The problem:
Begin with the first line below and retype each line exactly through the line containing "(0,0) rectangle (574,382);". Any pictures are to be left out.

Given information:
* * * * *

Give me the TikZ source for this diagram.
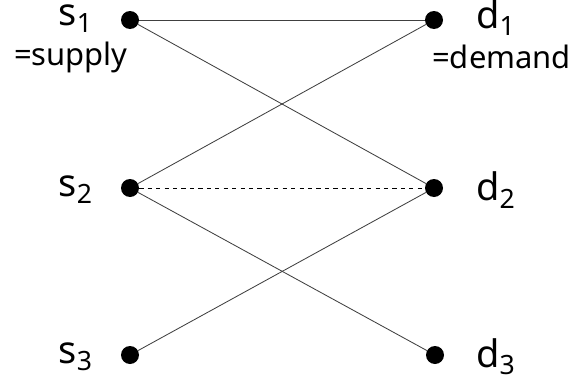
\documentclass[tikz,border=0pt]{standalone}
\usepackage{fontspec}
\setmainfont{Noto Sans}
\usetikzlibrary{positioning}

\begin{document}
\begin{tikzpicture}[
        x=0.025cm, y=-0.025cm,
        dot/.style={circle, fill=black, inner sep=0pt, minimum width=17*0.025cm, minimum height=18*0.025cm},
        varlabel/.style={font=\fontsize{27}{30}\selectfont, inner sep=0pt},
        notelabel/.style={font=\fontsize{22}{26}\selectfont, inner sep=0pt},
        arc/.style={draw=black!75, line width=0.6pt}
    ]

    \useasboundingbox (0,0) rectangle (574,382);

    % supply points
    \node[dot] (s1) at (130, 20) {};
    \node[dot] (s2) at (130, 188) {};
    \node[dot] (s3) at (130, 355) {};

    % demand points
    \node[dot] (d1) at (434, 20) {};
    \node[dot] (d2) at (434, 188) {};
    \node[dot] (d3) at (435, 355) {};

    % labels
    \node[varlabel, anchor=east] (s1lab) at (93, 19) {s\textsubscript{1}};
    \node[notelabel, anchor=east] (supply) at (128, 57) {=supply};
    \node[varlabel, anchor=east] (s2lab) at (93, 190) {s\textsubscript{2}};
    \node[varlabel, anchor=east] (s3lab) at (93, 357) {s\textsubscript{3}};
    \node[varlabel, anchor=west] (d1lab) at (476, 18) {d\textsubscript{1}};
    \node[notelabel, anchor=west] (demand) at (432, 57) {=demand};
    \node[varlabel, anchor=west] (d2lab) at (476, 190) {d\textsubscript{2}};
    \node[varlabel, anchor=west] (d3lab) at (476, 357) {d\textsubscript{3}};

    % arcs
    \draw[arc] (s1) -- (d1);
    \draw[arc] (s1) -- (d2);
    \draw[arc] (s2) -- (d1);
    \draw[arc, draw=black, dashed] (s2) -- (d2);
    \draw[arc] (s2) -- (d3);
    \draw[arc] (s3) -- (d2);

\end{tikzpicture}
\end{document}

* * * * *

Written response:
Give me the TikZ source for this diagram.
\documentclass[tikz,border=0pt]{standalone}
\usepackage{fontspec}
\setmainfont{Noto Sans}
\usetikzlibrary{positioning}

\begin{document}
\begin{tikzpicture}[
        x=0.025cm, y=-0.025cm,
        dot/.style={circle, fill=black, inner sep=0pt, minimum width=17*0.025cm, minimum height=18*0.025cm},
        varlabel/.style={font=\fontsize{27}{30}\selectfont, inner sep=0pt},
        notelabel/.style={font=\fontsize{22}{26}\selectfont, inner sep=0pt},
        arc/.style={draw=black!75, line width=0.6pt}
    ]

    \useasboundingbox (0,0) rectangle (574,382);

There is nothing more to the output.